The above is not the practical situation. There is no reason why the algorithm has so much freedom. Usually, the designer begins with a rough outline of the story instead of starting blank. So this is the more likely problem facing the desginer:

"Given a graph G(i) that connects from a set of Sources s to Sinks t through Operators r, and a set of unconnected Operators r', find the new graph G(i+1) that minimizes the cost J over G(i+1)."

In other words, add the new contents to the system. Intuitively, you know that you should probably add the most crucial plot elements first. When you do this, you are using the top-down design method, where you iteratively add/elaborate on the design at finer and finer dimension.

The Strong Problem Definition was probably an NP-complete problem, so the heuristic would probably use some kind of top-down design, where the set of Operators are ordered by their importance, and the heuristic iterative pick the next batch of similar Operators and to integrate with the current design. (i.e. solving the TSP by a clustering approach.)

There is nothing that prevents you as a designer to do TDM manually. The objective is to automate this process to speed up the growth of the design. If the full automation is out of reach, the next best objective is to provide tools to aide the manual process. (Note that this is a very realisable shortest path traversing path find algorithm. Up to this point there is nothing related to AI or knowledge base. This is just a normal graph problem. The trick here is that the cost of the edges are time-variant)


Aiding Manual Integration:

The previous section described the specific problem that the CAD tool is designed to solve. There are realisable automations. This section describes the other CAD tools that aide the manual process for the same specific purpose.


CAD1 - Active Linker
This is the next best thing to automated integration. The plot elements are shown in a catagorized view based on location, time, or other catagories. Then the designer can declare a possible path from s to t by clicking on the corresponding elements in sequence (either from beginning to ending, or from ending to beginning). The elements are connected as the designer manually step through the possible strands of the story line. (The path is created by walking over the grass.)
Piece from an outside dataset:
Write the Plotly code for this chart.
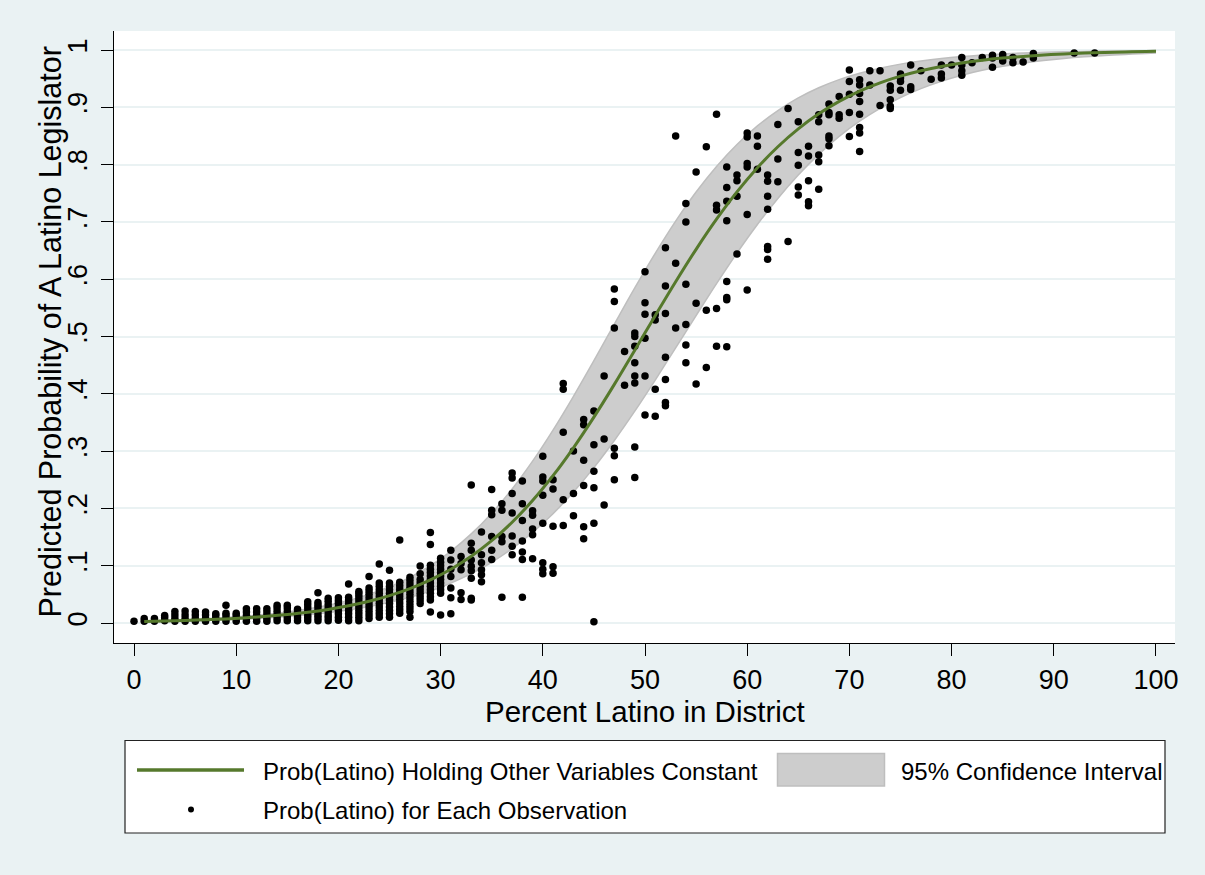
import plotly.graph_objects as go

# ---------------- data ----------------
# fitted curve (probability holding other variables constant)
curve_pct = [1, 3, 5, 7, 9, 11, 13, 15, 17, 19, 21, 23, 25, 27, 29, 31, 33, 35, 37, 39,
             41, 43, 45, 47, 49, 51, 53, 55, 57, 59, 61, 63, 65, 67, 69, 71, 73, 75, 77, 79,
             81, 83, 85, 87, 89, 91, 93, 95, 97, 99, 100]
curve_prob = [0.0028, 0.0035, 0.0045, 0.0057, 0.0072, 0.0092, 0.0117, 0.0148, 0.0187, 0.0237,
              0.0300, 0.0379, 0.0478, 0.0600, 0.0752, 0.0938, 0.1164, 0.1436, 0.1759, 0.2137,
              0.2571, 0.3058, 0.3593, 0.4165, 0.4761, 0.5364, 0.5956, 0.6522, 0.7047, 0.7524,
              0.7946, 0.8312, 0.8624, 0.8886, 0.9104, 0.9283, 0.9428, 0.9545, 0.9639, 0.9714,
              0.9774, 0.9822, 0.9859, 0.9889, 0.9913, 0.9931, 0.9946, 0.9957, 0.9967, 0.9974,
              0.9977]
ci_low = [0.0021, 0.0027, 0.0034, 0.0044, 0.0056, 0.0071, 0.0090, 0.0113, 0.0143, 0.0181,
          0.0228, 0.0287, 0.0360, 0.0449, 0.0560, 0.0696, 0.0861, 0.1060, 0.1298, 0.1580,
          0.1908, 0.2286, 0.2712, 0.3185, 0.3697, 0.4240, 0.4801, 0.5366, 0.5923, 0.6456,
          0.6954, 0.7410, 0.7819, 0.8179, 0.8492, 0.8758, 0.8983, 0.9171, 0.9327, 0.9455,
          0.9560, 0.9646, 0.9715, 0.9771, 0.9816, 0.9853, 0.9882, 0.9905, 0.9924, 0.9939,
          0.9946]
ci_high = [0.0036, 0.0046, 0.0058, 0.0074, 0.0094, 0.0119, 0.0151, 0.0192, 0.0245, 0.0311,
           0.0394, 0.0500, 0.0632, 0.0797, 0.1002, 0.1252, 0.1555, 0.1917, 0.2340, 0.2825,
           0.3367, 0.3957, 0.4579, 0.5216, 0.5847, 0.6452, 0.7014, 0.7522, 0.7968, 0.8352,
           0.8676, 0.8944, 0.9164, 0.9341, 0.9483, 0.9595, 0.9684, 0.9754, 0.9809, 0.9852,
           0.9885, 0.9911, 0.9931, 0.9947, 0.9959, 0.9968, 0.9975, 0.9981, 0.9985, 0.9989,
           0.9990]

# observations: percent Latino (x) and predicted probabilities at that x
obs_pct = list(range(0, 89)) + [92, 94]
obs_prob = [
    [0.003],
    [0.003, 0.008],
    [0.003, 0.008],
    [0.004, 0.009, 0.013],
    [0.003, 0.008, 0.014, 0.020],
    [0.003, 0.008, 0.014, 0.021],
    [0.003, 0.008, 0.014, 0.020],
    [0.003, 0.008, 0.014, 0.019],
    [0.003, 0.008, 0.013, 0.016],
    [0.003, 0.008, 0.013, 0.017, 0.031],
    [0.003, 0.008, 0.013, 0.017],
    [0.003, 0.008, 0.013, 0.019, 0.025],
    [0.003, 0.008, 0.013, 0.019, 0.025],
    [0.003, 0.008, 0.013, 0.019, 0.025],
    [0.004, 0.009, 0.014, 0.020, 0.026, 0.031],
    [0.004, 0.009, 0.014, 0.020, 0.026, 0.031],
    [0.004, 0.009, 0.014, 0.019, 0.024],
    [0.004, 0.009, 0.014, 0.020, 0.026, 0.032, 0.037],
    [0.004, 0.009, 0.014, 0.020, 0.026, 0.031, 0.036, 0.053],
    [0.004, 0.009, 0.014, 0.020, 0.026, 0.032, 0.038, 0.043],
    [0.005, 0.010, 0.016, 0.022, 0.028, 0.034, 0.039, 0.044],
    [0.004, 0.010, 0.016, 0.022, 0.028, 0.034, 0.040, 0.045, 0.068],
    [0.004, 0.010, 0.016, 0.022, 0.028, 0.034, 0.040, 0.046, 0.051, 0.055],
    [0.008, 0.014, 0.020, 0.026, 0.032, 0.038, 0.044, 0.050, 0.056, 0.061, 0.081],
    [0.010, 0.016, 0.022, 0.028, 0.034, 0.040, 0.046, 0.052, 0.058, 0.064, 0.070, 0.103],
    [0.010, 0.016, 0.022, 0.028, 0.034, 0.040, 0.046, 0.052, 0.058, 0.064, 0.070, 0.092],
    [0.017, 0.023, 0.029, 0.035, 0.041, 0.047, 0.053, 0.059, 0.065, 0.071, 0.145],
    [0.010, 0.020, 0.026, 0.032, 0.038, 0.044, 0.050, 0.056, 0.062, 0.068, 0.074, 0.080],
    [0.034, 0.040, 0.046, 0.052, 0.058, 0.064, 0.070, 0.076, 0.086, 0.0995],
    [0.019, 0.040, 0.046, 0.052, 0.058, 0.064, 0.070, 0.076, 0.082, 0.088, 0.094, 0.101, 0.137, 0.158],
    [0.014, 0.052, 0.058, 0.064, 0.070, 0.076, 0.082, 0.088, 0.094, 0.100, 0.106, 0.113],
    [0.016, 0.044, 0.061, 0.081, 0.094, 0.110, 0.127],
    [0.041, 0.053, 0.093, 0.104, 0.116],
    [0.040, 0.043, 0.078, 0.091, 0.099, 0.110, 0.127, 0.139, 0.241],
    [0.072, 0.084, 0.093, 0.105, 0.119, 0.159],
    [0.111, 0.127, 0.151, 0.189, 0.197, 0.233],
    [0.045, 0.142, 0.151, 0.197, 0.208],
    [0.119, 0.134, 0.152, 0.192, 0.226, 0.253, 0.262],
    [0.045, 0.111, 0.124, 0.143, 0.179, 0.208, 0.248],
    [0.112, 0.154, 0.164, 0.188, 0.196],
    [0.086, 0.094, 0.105, 0.174, 0.223, 0.248, 0.255, 0.291],
    [0.087, 0.098, 0.169, 0.234, 0.250],
    [0.170, 0.215, 0.333, 0.408, 0.418],
    [0.187, 0.226, 0.300],
    [0.147, 0.168, 0.240, 0.284, 0.346, 0.355],
    [0.002, 0.174, 0.236, 0.265, 0.311, 0.370],
    [0.206, 0.321, 0.431],
    [0.250, 0.292, 0.305, 0.515, 0.561, 0.583],
    [0.415, 0.474],
    [0.254, 0.307, 0.419, 0.431, 0.454, 0.483, 0.500, 0.506],
    [0.363, 0.431, 0.497, 0.539, 0.559, 0.613],
    [0.361, 0.408, 0.529, 0.538],
    [0.379, 0.385, 0.425, 0.464, 0.540, 0.588, 0.655],
    [0.515, 0.628, 0.850],
    [0.454, 0.485, 0.521, 0.591, 0.700, 0.732],
    [0.417, 0.558, 0.787],
    [0.446, 0.546, 0.831],
    [0.483, 0.549, 0.721, 0.729, 0.888],
    [0.482, 0.564, 0.568, 0.596, 0.702, 0.736, 0.760, 0.796],
    [0.644, 0.745, 0.772, 0.782],
    [0.581, 0.713, 0.796, 0.802, 0.848, 0.855],
    [0.792, 0.832, 0.850],
    [0.635, 0.652, 0.657, 0.722, 0.745, 0.771, 0.782],
    [0.770, 0.810, 0.870],
    [0.666, 0.898],
    [0.747, 0.761, 0.799, 0.821, 0.875],
    [0.728, 0.735, 0.772, 0.815, 0.832],
    [0.757, 0.805, 0.817, 0.875, 0.887],
    [0.833, 0.845, 0.850, 0.887, 0.891, 0.906],
    [0.881, 0.887, 0.919],
    [0.849, 0.891, 0.923, 0.945, 0.965],
    [0.823, 0.855, 0.865, 0.888, 0.910, 0.924, 0.939, 0.948],
    [0.939, 0.964],
    [0.903, 0.964],
    [0.898, 0.902, 0.913, 0.930, 0.937],
    [0.930, 0.945, 0.951, 0.958],
    [0.931, 0.936, 0.974],
    [0.964],
    [0.949],
    [0.951, 0.958, 0.974],
    [0.974],
    [0.956, 0.964, 0.974, 0.987],
    [0.978],
    [0.987],
    [0.970, 0.986, 0.991],
    [0.981, 0.987, 0.992],
    [0.978, 0.987],
    [0.979],
    [0.986, 0.994],
    [0.995],
    [0.995],
]

x_ticks = [0, 10, 20, 30, 40, 50, 60, 70, 80, 90, 100]
y_ticks = [0, 0.1, 0.2, 0.3, 0.4, 0.5, 0.6, 0.7, 0.8, 0.9, 1]
y_tick_text = ["0", ".1", ".2", ".3", ".4", ".5", ".6", ".7", ".8", ".9", "1"]

x_title = "Percent Latino in District"
y_title = "Predicted Probability of A Latino Legislator"
leg_line = "Prob(Latino) Holding Other Variables Constant"
leg_ci = "95% Confidence Interval"
leg_obs = "Prob(Latino) for Each Observation"

# ---------------- styling ----------------
BG = "#EAF2F3"
GREEN = "#56792C"
BAND = "#CDCDCD"
BAND_EDGE = "#BEBEBE"
FONT = "Liberation Sans, Arial, sans-serif"

obs_x, obs_y = [], []
for pct, vals in zip(obs_pct, obs_prob):
    for v in vals:
        obs_x.append(pct)
        obs_y.append(v)

fig = go.Figure()
fig.add_trace(go.Scatter(x=curve_pct, y=ci_low, mode="lines",
                         line=dict(color=BAND_EDGE, width=1.5, shape="spline"),
                         showlegend=False, hoverinfo="skip"))
fig.add_trace(go.Scatter(x=curve_pct, y=ci_high, mode="lines", fill="tonexty",
                         fillcolor=BAND,
                         line=dict(color=BAND_EDGE, width=1.5, shape="spline"),
                         showlegend=False, hoverinfo="skip"))
fig.add_trace(go.Scatter(x=obs_x, y=obs_y, mode="markers",
                         marker=dict(color="black", size=7.5, line=dict(width=0)),
                         showlegend=False))
fig.add_trace(go.Scatter(x=curve_pct, y=curve_prob, mode="lines",
                         line=dict(color=GREEN, width=3, shape="spline"),
                         showlegend=False))

L, R, T, B = 114, 30, 31, 232
W, H = 1205, 875
pw, ph = W - L - R, H - T - B


def px(xp):
    return (xp - L) / pw


def py(yp):
    return (H - B - yp) / ph


shapes = [
    # legend frame
    dict(type="rect", xref="paper", yref="paper", x0=px(125), x1=px(1165), y0=py(833), y1=py(740.5),
         line=dict(color="#222222", width=1.2), fillcolor="white", layer="above"),
    dict(type="line", xref="paper", yref="paper", x0=px(137), x1=px(244), y0=py(770), y1=py(770),
         line=dict(color=GREEN, width=3.5)),
    dict(type="rect", xref="paper", yref="paper", x0=px(777.5), x1=px(884.5), y0=py(786), y1=py(753.5),
         line=dict(color=BAND_EDGE, width=1.5), fillcolor=BAND),
    dict(type="circle", xref="paper", yref="paper", xsizemode="pixel", ysizemode="pixel",
         xanchor=px(191), yanchor=py(809.5), x0=-3, x1=3, y0=-3, y1=3,
         line=dict(color="black", width=0), fillcolor="black"),
]

annotations = [
    dict(text=x_title, xref="paper", yref="paper", x=px(645), y=py(711), xanchor="center",
         yanchor="middle", showarrow=False, font=dict(family=FONT, size=29.5, color="black")),
    dict(text=y_title, xref="paper", yref="paper", x=px(50), y=py(332.5), xanchor="center",
         yanchor="middle", textangle=-90, showarrow=False,
         font=dict(family=FONT, size=30.5, color="black")),
    dict(text=leg_line, xref="paper", yref="paper", x=px(261), y=py(771), xanchor="left",
         yanchor="middle", showarrow=False, font=dict(family=FONT, size=24, color="black")),
    dict(text=leg_ci, xref="paper", yref="paper", x=px(899), y=py(771), xanchor="left",
         yanchor="middle", showarrow=False, font=dict(family=FONT, size=24, color="black")),
    dict(text=leg_obs, xref="paper", yref="paper", x=px(261), y=py(810), xanchor="left",
         yanchor="middle", showarrow=False, font=dict(family=FONT, size=24, color="black")),
]

fig.update_layout(
    width=W, height=H,
    margin=dict(l=L, r=R, t=T, b=B, autoexpand=False),
    paper_bgcolor=BG, plot_bgcolor="white",
    font=dict(family=FONT, size=27, color="black"),
    showlegend=False,
    shapes=shapes,
    annotations=annotations,
    xaxis=dict(range=[-1.957, 101.86], tickvals=x_ticks, ticks="outside", ticklen=12,
               tickwidth=1.2, tickcolor="black", showline=True, linecolor="black",
               linewidth=1.2, showgrid=False, zeroline=False,
               tickfont=dict(family=FONT, size=27, color="black")),
    yaxis=dict(range=[-0.0349, 1.0332], tickvals=y_ticks, ticktext=y_tick_text,
               ticks="outside", ticklen=12, tickwidth=1.2, tickcolor="black",
               tickangle=-90, ticklabelstandoff=3, showline=True, linecolor="black",
               linewidth=1.2, showgrid=True, gridcolor=BG, gridwidth=1.5, zeroline=False,
               tickfont=dict(family=FONT, size=27, color="black")),
)

fig.write_html("out.html",
               config={"displayModeBar": False},
               post_script="document.body.style.margin='0';document.body.style.padding='0';")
CAD2 - Event Log and Timeline Report
As the designer is stepping through the possible sequence on the catagorized view of plot elements, a current strand is presented on the side so that the designer can keep track of what happened to decide what is good to happen next.

CAD3 - Choices Eliminator
While the designer is clicking through the plot elements, those that are impossible to be future elements are visually removed from the catagory view. This can be governed by very simple rules, such as a if a plot element requires a certain NPC to be present, but that NPC is not there, the choice is automatically removed from view. When the designer see a node that is impossible to be the next choice, but it is still visible, the designer can assign that node further conditions.

CAD4 - Possible Choices
After the elements that can never happen in the present or future are removed, the designer can select a number of elements as the possible choices. After that, the designer will continue the active linking with one of them.
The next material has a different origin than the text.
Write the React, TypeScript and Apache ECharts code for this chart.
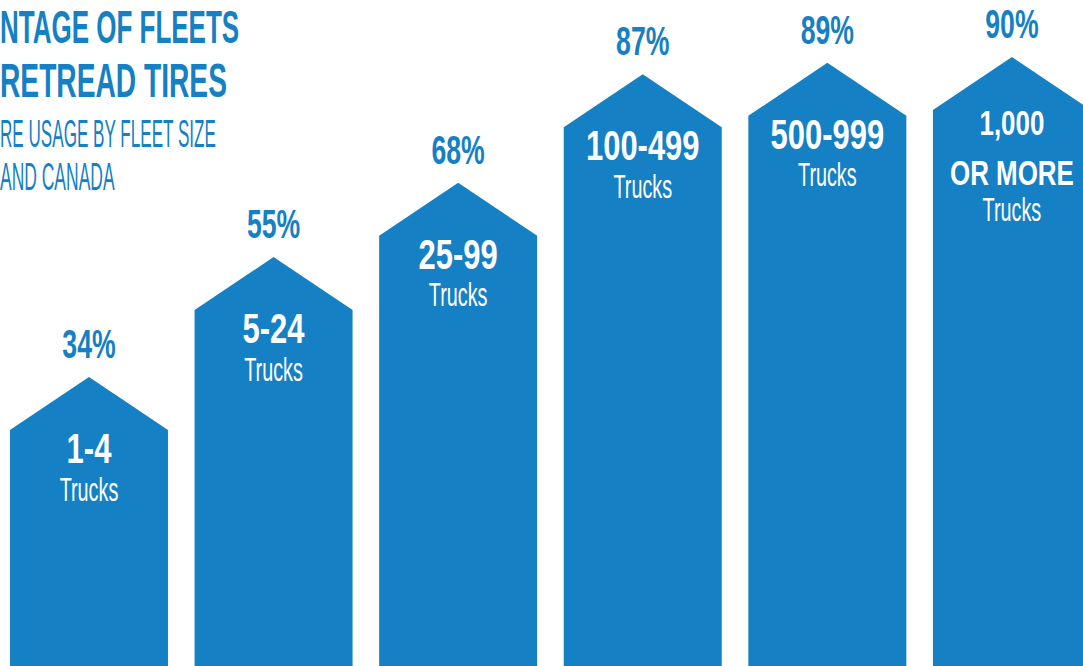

CAD5 - Visually Assign Elimination Conditions
When the designer tries to assign the condition that will eliminate an element, the designer does so by dragging the element into sets or buckets.
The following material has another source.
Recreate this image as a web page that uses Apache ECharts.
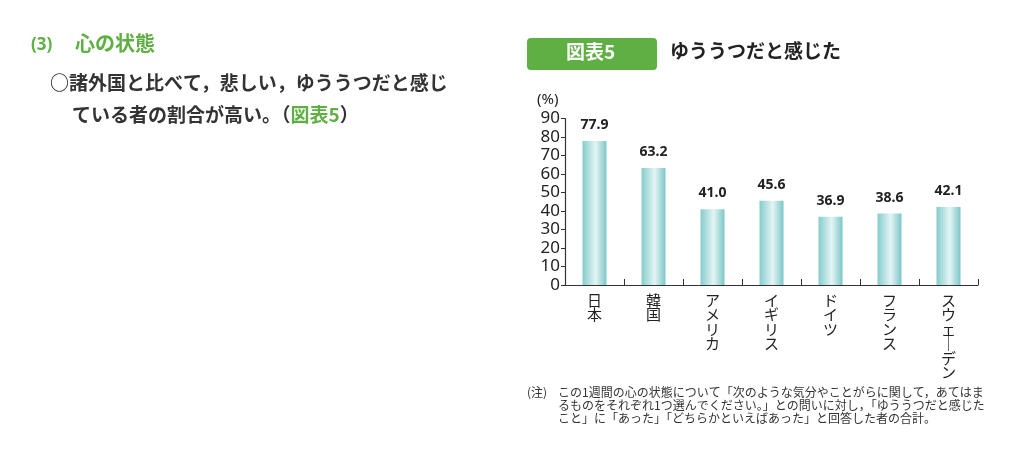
<!DOCTYPE html>
<html>
<head>
<meta charset="utf-8">
<script src="https://cdn.jsdelivr.net/npm/echarts@6/dist/echarts.min.js"></script>
<style>
  html, body { margin: 0; padding: 0; background: #fff; }
  #main { width: 1019px; height: 454px; }
</style>
</head>
<body>
<div id="main"></div>
<script>
// 国名（縦書き表示）
const countries = ['日本', '韓国', 'アメリカ', 'イギリス', 'ドイツ', 'フランス', 'スウェーデン'];
// ゆううつだと感じた割合（%）
const values = [77.9, 63.2, 41.0, 45.6, 36.9, 38.6, 42.1];
const yTicks = [0, 10, 20, 30, 40, 50, 60, 70, 80, 90];

const green = '#5db041';
const jp = '"Noto Sans CJK JP", "Noto Sans", sans-serif';

// 縦書き用：1文字ずつ改行（長音は縦棒に）
const vertical = (s) => s.split('').map(c => (c === 'ー' ? '｜' : c)).join('\n');

const myChart = echarts.init(document.getElementById('main'));

const option = {
  animation: false,
  grid: {
    left: 565,
    right: 41,
    top: 118.5,
    bottom: 169,
    containLabel: false
  },
  xAxis: {
    type: 'category',
    data: countries,
    axisLine: { lineStyle: { color: '#333', width: 1.2 } },
    axisTick: { show: true, inside: true, length: 6, lineStyle: { color: '#333' } },
    axisLabel: {
      interval: 0,
      margin: 8,
      color: '#222',
      fontFamily: jp,
      fontSize: 15,
      lineHeight: 14.5,
      verticalAlign: 'top',
      formatter: (v) => vertical(v)
    }
  },
  yAxis: {
    type: 'value',
    min: 0,
    max: 90,
    interval: 10,
    axisLine: { show: true, lineStyle: { color: '#333', width: 1.2 } },
    axisTick: { show: true, length: 4, lineStyle: { color: '#333' } },
    splitLine: { show: false },
    axisLabel: {
      margin: 5,
      color: '#222',
      fontFamily: '"Noto Sans", sans-serif',
      fontSize: 17,
      formatter: (v) => (yTicks.indexOf(v) >= 0 ? String(v) : '')
    }
  },
  series: [
    {
      type: 'bar',
      data: values,
      barWidth: 24,
      itemStyle: {
        color: new echarts.graphic.LinearGradient(0, 0, 1, 0, [
          { offset: 0, color: '#86cccc' },
          { offset: 0.55, color: '#e4f4f4' },
          { offset: 1, color: '#7cc6c6' }
        ])
      },
      label: {
        show: true,
        position: 'top',
        distance: 9,
        color: '#222',
        fontWeight: 'bold',
        fontSize: 14,
        fontFamily: '"Noto Sans", sans-serif',
        formatter: (p) => p.value.toFixed(1)
      }
    }
  ],
  graphic: [
    // 左側の見出し
    { type: 'text', left: 31, top: 37, style: { text: '(3)', fill: green, font: 'bold 17px "Noto Sans", sans-serif' } },
    { type: 'text', left: 75, top: 33, style: { text: '心の状態', fill: green, font: 'bold 20px ' + jp } },
    { type: 'text', left: 50, top: 73, style: { text: '○諸外国と比べて，悲しい，ゆううつだと感じ', fill: '#333', font: 'bold 19px ' + jp } },
    {
      type: 'text', left: 72, top: 105,
      style: {
        text: '{a|ている者の割合が高い。（}{g|図表5}{a|）}',
        rich: {
          a: { fill: '#333', font: 'bold 19px ' + jp },
          g: { fill: green, font: 'bold 19px ' + jp }
        }
      }
    },
    // 図表タイトル
    { type: 'rect', left: 527, top: 38, shape: { width: 130, height: 32, r: 4 }, style: { fill: green } },
    { type: 'text', left: 566, top: 42, style: { text: '図表5', fill: '#fff', font: 'bold 19px ' + jp } },
    { type: 'text', left: 670, top: 41, style: { text: 'ゆううつだと感じた', fill: '#222', font: 'bold 19px ' + jp } },
    { type: 'text', left: 537, top: 92, style: { text: '(%)', fill: '#222', font: '15px "Noto Sans", sans-serif' } },
    // 注記
    { type: 'text', left: 527, top: 386, style: { text: '(注)', fill: '#333', font: '12px ' + jp } },
    {
      type: 'text', left: 558, top: 386,
      style: {
        text: 'この1週間の心の状態について「次のような気分やことがらに関して，あてはま\nるものをそれぞれ1つ選んでください。」との問いに対し，「ゆううつだと感じた\nこと」に「あった」「どちらかといえばあった」と回答した者の合計。',
        fill: '#333',
        font: '12px ' + jp,
        lineHeight: 13
      }
    }
  ]
};

myChart.setOption(option);
</script>
</body>
</html>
CAD6 - Equivalent Element Sets
It is very common that there are branches that are very temporarily. The situation: the PC can do six things that are more or less equivalent, but the PC can only pick one or a couple. To represent this, the designer will drag the equivalent choices into a labeled blackbox, which allows the designer to take out two elements and then disappear. If you are using TDM this will actually go in the reverse, where you are refining the components of an element that was a black box.

CAD7 - Node Templates
The situation above is so common that it would be templated. Other common situations include nodes that are accessed once and disappears; nodes that belong to a set, that the player can pick one at different time. To set a node to these templated sets, the designer drags the node to the set.

CAD8 - Dependency Linker
This is similar to the Active Linker interface, but instead of linking possible sequence of events, this links the dependency of events that cannot be easily described by catagory. The designer will select a node, and select its dependencies. This is when you don't want to declare a variable just for this. Back to the Active Linker, after the designer selected the next element, elements with dependencies that can never be satisfied are removed from view.

CAD9 - Transition Effect
In order for the dependency to work better, you need to let the nodes change variables. Variable changes can be too cluttered if represented graphically, so this is probably lines of scripts. Variables are treated visually as nodes. After select a node, the designer can click on a button to show or hide variables that uses it, changes it, inc, or dec it, etc...

CAD10 - Dependency Watch
As the designer is steping through Active Linking, the designer can set certain nodes as 'goal nodes' (aka t). Graphically, the nodes that t depends on are highlighted, and those the highlighted nodes depend on are highlighted, and so on. The dependency is highlighted with an inclusion shading. Those that are not relevant to the goal are white, while those that must be included to satisfy the goal will be in saturated color. For example, if t depends on A AND (B OR C), then A will be given 100% shading, while B and C will be at 50% shading each It means that A is absolutely needed, and B and C are needed 50% of the time. If in the process C becomes a dead node (a node that can never be reached from the current state), then B will be 100% shaded. If you don't like single color shading you can use the blue to red temperature color scale. The idea here is to help the designer find the sequence that will reach the set of goals. Note that if the dependcy is elaborated enough, the an automation can be used to find the sequence that satisfies the constraint (to get to t) by going backward in time. The path IS the plot. This is why the automation I talked about in the previous section was not bogus.

CAD11 - Editing Tools
Functions that s/s said that can insert/delete/split/merge/edit/group are pretty standard and are included here. I don't really consider these design tools. When you compared these editing functions to those above, I hope you see the difference. A design tool is definitely not the same as a documentation tool, although it helps the design by letting you visualize it.



Final Notes:

The 'path' that the designer traces during Active Linking phase is the Presentation Order, not the chronological order of the events. This concept is probably easier to understand when you imagine a mystery story. The beginning node, s, may be the node where the body is discovered, while the ending node t may be the node where the detective reveals the motive of the murderer.

Now, if you ask any writer to create this story, they will all take out their notepads to jog down the possible events, motivations, and discoveries by the detectives.

What if a software can be developed to crank out a plot based on the scraps of those ideas?

Automating the linking of ideas based on logical and presentational dependencies is the motivation of the described CAD tools.